**** Data shown ****

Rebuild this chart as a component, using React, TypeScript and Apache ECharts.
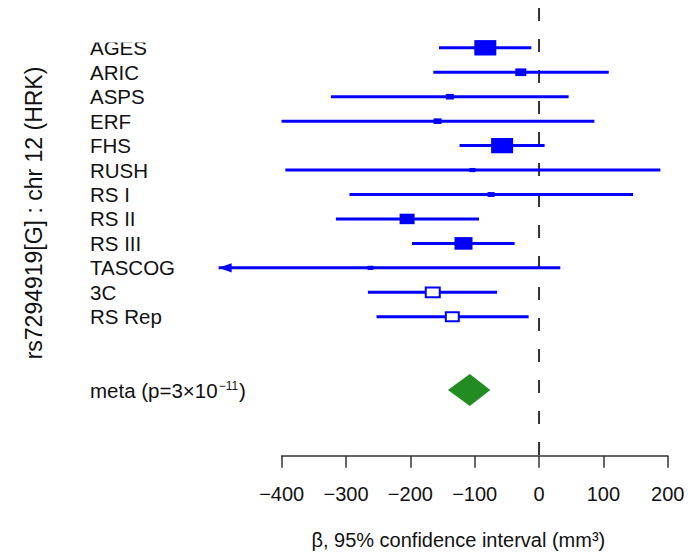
import React, { useEffect, useRef } from 'react';
import * as echarts from 'echarts';

// ---- data ----
const studies = ['AGES', 'ARIC', 'ASPS', 'ERF', 'FHS', 'RUSH', 'RS I', 'RS II', 'RS III', 'TASCOG', '3C', 'RS Rep'];
const estimates = [-83.5, -28.3, -138.7, -157.7, -57.4, -103.4, -74.5, -205.1, -117.4, -262, -165.2, -134.8];
const lowerCI = [-155.5, -164.3, -323.5, -400.3, -123.5, -394.3, -294.7, -315.7, -197.5, -498, -266, -252.6];
const upperCI = [-12, 108.4, 46, 86, 8.7, 188.6, 146.2, -93.3, -38, 33.1, -65.3, -16.2];
const boxWeights = [22, 11, 8, 8, 22, 6, 7, 15, 18, 6, 14, 13];
const replication = [false, false, false, false, false, false, false, false, false, false, true, true];
const clippedLow = [false, false, false, false, false, false, false, false, false, true, false, false];
const metaEstimate = -107.6;
const metaLower = -141.6;
const metaUpper = -75.7;
const metaRow = 14;
const xTicks = [-400, -300, -200, -100, 0, 100, 200];

const FONT = '"Liberation Sans", Arial, Helvetica, sans-serif';
const BLUE = '#0000ff';

export default function App() {
  const ref = useRef<HTMLDivElement>(null);

  useEffect(() => {
    const chart = echarts.init(ref.current!, null, { renderer: 'svg' });
    const studyRows = studies.map((_, i) => i);
    const studyData = studies.map((_, i) => [
      studyRows[i], estimates[i], lowerCI[i], upperCI[i], boxWeights[i],
      replication[i] ? 1 : 0, clippedLow[i] ? 1 : 0,
    ]);
    const yTop = -1.628;
    const yBottom = 16.683;

    const renderStudy = (_p: any, api: any) => {
      const row = api.value(0);
      const [xe, y] = api.coord([api.value(1), row]);
      const [xl] = api.coord([api.value(2), row]);
      const [xh] = api.coord([api.value(3), row]);
      const bw = api.value(4);
      const bh = bw * 0.7;
      const open = api.value(5) === 1;
      const arrow = api.value(6) === 1;
      const children: any[] = [
        { type: 'line', shape: { x1: xl, y1: y, x2: xh, y2: y }, style: { stroke: BLUE, lineWidth: 3 } },
      ];
      if (arrow) {
        children.push({
          type: 'polygon',
          shape: { points: [[xl, y], [xl + 13, y - 4.7], [xl + 13, y + 4.7]] },
          style: { fill: BLUE },
        });
      }
      children.push({
        type: 'rect',
        shape: { x: xe - bw / 2, y: y - bh / 2, width: bw, height: bh },
        style: open ? { fill: '#ffffff', stroke: BLUE, lineWidth: 2 } : { fill: BLUE },
      });
      return { type: 'group', children };
    };

    const renderMeta = (_p: any, api: any) => {
      const row = api.value(0);
      const [xe, y] = api.coord([api.value(1), row]);
      const [xl] = api.coord([api.value(2), row]);
      const [xh] = api.coord([api.value(3), row]);
      const h = 16;
      return {
        type: 'polygon',
        shape: { points: [[xl, y], [xe, y - h], [xh, y], [xe, y + h]] },
        style: { fill: '#228b22' },
      };
    };

    const renderZero = (_p: any, api: any) => {
      const a = api.coord([api.value(0), api.value(1)]);
      const b = api.coord([api.value(0), api.value(2)]);
      return {
        type: 'line',
        shape: { x1: a[0], y1: a[1], x2: b[0], y2: b[1] },
        style: { stroke: '#333333', lineWidth: 2, lineDash: [13, 18] },
      };
    };

    const option: any = {
      animation: false,
      backgroundColor: '#ffffff',
      textStyle: { fontFamily: FONT },
      grid: { left: 281.7, right: 32.3, top: 8, bottom: 100.3, containLabel: false, outerBoundsMode: 'none' },
      xAxis: {
        type: 'value',
        position: 'bottom',
        min: xTicks[0],
        max: xTicks[xTicks.length - 1],
        interval: 100,
        splitLine: { show: false },
        axisLine: { show: true, onZero: false, lineStyle: { color: '#333333', width: 1.5 } },
        axisTick: { show: true, length: 12, lineStyle: { color: '#333333', width: 1.5 } },
        axisLabel: {
          margin: 28,
          fontSize: 20,
          fontFamily: FONT,
          color: '#111111',
          formatter: (v: number) => (v < 0 ? '\u2212' + Math.abs(v) : String(v)),
        },
      },
      yAxis: {
        type: 'value',
        inverse: true,
        min: yTop,
        max: yBottom,
        splitLine: { show: false },
        axisLine: { show: false, onZero: false },
        axisTick: { show: false },
        axisLabel: {
          customValues: [...studyRows, metaRow],
          align: 'left',
          margin: 281.7 - 90,
          fontSize: 20.5,
          fontFamily: FONT,
          color: '#111111',
          formatter: (v: number) => (v === metaRow ? 'meta (p=3\u00d710{sup|\u221211})' : studies[v]),
          rich: {
            sup: { fontSize: 12, fontFamily: FONT, color: '#111111', verticalAlign: 'top', padding: [0, 1, 0, 1] },
          },
        },
      },
      graphic: [
        { type: 'rect', z: 100, shape: { x: 84, y: 0, width: 120, height: 42.5 }, style: { fill: '#ffffff' } },
        {
          type: 'text', x: 34, y: 213, rotation: Math.PI / 2,
          style: { text: 'rs7294919[G] : chr 12 (HRK)', fontSize: 23, fontFamily: FONT, fill: '#111111', align: 'center', verticalAlign: 'middle' },
        },
        {
          type: 'text', x: 458.3, y: 540,
          style: { text: '\u03b2, 95% confidence interval (mm\u00b3)', fontSize: 20, fontFamily: FONT, fill: '#111111', align: 'center', verticalAlign: 'middle' },
        },
      ],
      series: [
        {
          type: 'custom', name: 'zero', clip: false, z: 1, silent: true,
          encode: { x: 0, y: [1, 2] },
          data: [[0, yTop, yBottom]],
          renderItem: renderZero,
        },
        {
          type: 'custom', name: 'studies', clip: false, z: 2,
          encode: { x: [1, 2, 3], y: 0 },
          data: studyData,
          renderItem: renderStudy,
        },
        {
          type: 'custom', name: 'meta', clip: false, z: 2,
          encode: { x: [1, 2, 3], y: 0 },
          data: [[metaRow, metaEstimate, metaLower, metaUpper]],
          renderItem: renderMeta,
        },
      ],
    };
    chart.setOption(option);
    return () => chart.dispose();
  }, []);

  return <div ref={ref} style={{ position: 'fixed', left: 0, top: 0, width: 700, height: 556 }} />;
}
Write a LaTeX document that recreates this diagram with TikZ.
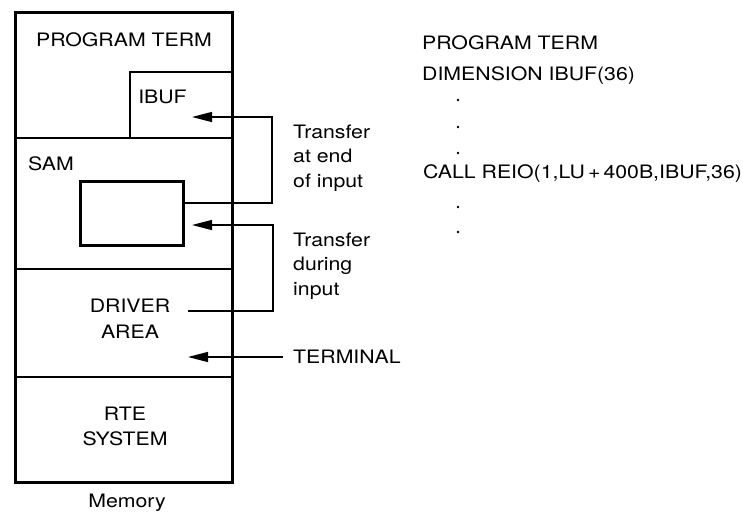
\documentclass[tikz,border=0pt]{standalone}
\usepackage{fontspec}
\setmainfont{TeX Gyre Heros}[FakeStretch=1.15]
\usetikzlibrary{arrows.meta}
\begin{document}
\begin{tikzpicture}[x=1pt,y=-1pt,
  txt/.style={font=\fontsize{18.5}{24.5}\selectfont, inner sep=0pt, anchor=base},
  ltxt/.style={txt, anchor=base west, align=left},
  memline/.style={line width=2pt},
  membox/.style={draw, line width=3pt, inner sep=0pt},
  conn/.style={line width=1.4pt},
  arr/.style={conn, -{Triangle[length=20pt,width=10pt]}},
  dotm/.style={circle, fill, inner sep=0pt, minimum size=2.6pt}]
\useasboundingbox (0,0) rectangle (743,517);
% memory outer box
\node[membox, minimum width=217pt, minimum height=470pt] (mem) at (123.5,247) {};
% dividers
\coordinate (d1) at (15,138); \coordinate (d2) at (15,269); \coordinate (d3) at (15,377);
\draw[memline] (d1) -- (mem.east |- d1);
\draw[memline] (d2) -- (mem.east |- d2);
\draw[memline] (d3) -- (mem.east |- d3);
% IBUF box
\draw[memline] (130,138) coordinate (ibl) -- (130,72) coordinate (ibtl) -- (mem.east |- ibtl);
% SAM inner buffer
\node[membox, minimum width=103pt, minimum height=64pt] (sambuf) at (131.5,213) {};
% texts in memory
\node[txt] (pt) at (124,46) {PROGRAM TERM};
\node[txt] (ibuf) at (162.5,103) {IBUF};
\node[txt, anchor=base west] (sam) at (28,170) {SAM};
\node[txt] (drv1) at (130,312) {DRIVER};
\node[txt] (drv2) at (130,338) {AREA};
\node[txt] (rte1) at (125,420) {RTE};
\node[txt] (rte2) at (125,445) {SYSTEM};
\node[txt] (memlab) at (127,507) {Memory};
% connector labels (base anchor = last line)
\node[ltxt] (tend) at (293,187) {Transfer\\at end\\of input};
\node[ltxt] (tdur) at (293,295) {Transfer\\during\\input};
\node[txt, anchor=base west] (term) at (293,363) {TERMINAL};
% connectors
\coordinate (c1) at (272,203); \coordinate (c1t) at (272,117); \coordinate (ibin) at (192,117);
\draw[arr] (sambuf.east |- c1) -- (c1) -- (c1t) -- (ibin);
\coordinate (c2s) at (188,311); \coordinate (c2) at (273,311); \coordinate (c2t) at (273,225); \coordinate (samin) at (192,225);
\draw[arr] (c2s) -- (c2) -- (c2t) -- (samin);
\coordinate (drvin) at (188,357);
\draw[arr] (term.west |- drvin) ++(-10,0) coordinate (tw) (tw) -- (drvin);
% program text
\node[txt, anchor=base west] (p1) at (422,49) {PROGRAM TERM};
\node[txt, anchor=base west] (p2) at (422,80) {DIMENSION IBUF(36)};
\node[dotm] (dt1) at (458,100) {};
\node[dotm] (dt2) at (458,127) {};
\node[dotm] (dt3) at (458,153) {};
\node[txt, anchor=base west] (p3) at (423,178) {CALL REIO(1,LU\,+\,400B,IBUF,36)};
\node[dotm] (dt4) at (458,207) {};
\node[dotm] (dt5) at (458,232) {};
\end{tikzpicture}
\end{document}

****

## Direction
Please transcribe, word for word, every line from the first line of the records above through the line containing "import * as echarts from 'echarts';", and leave out any pictures.

## Task response
Rebuild this chart as a component, using React, TypeScript and Apache ECharts.
import React, { useEffect, useRef } from 'react';
import * as echarts from 'echarts';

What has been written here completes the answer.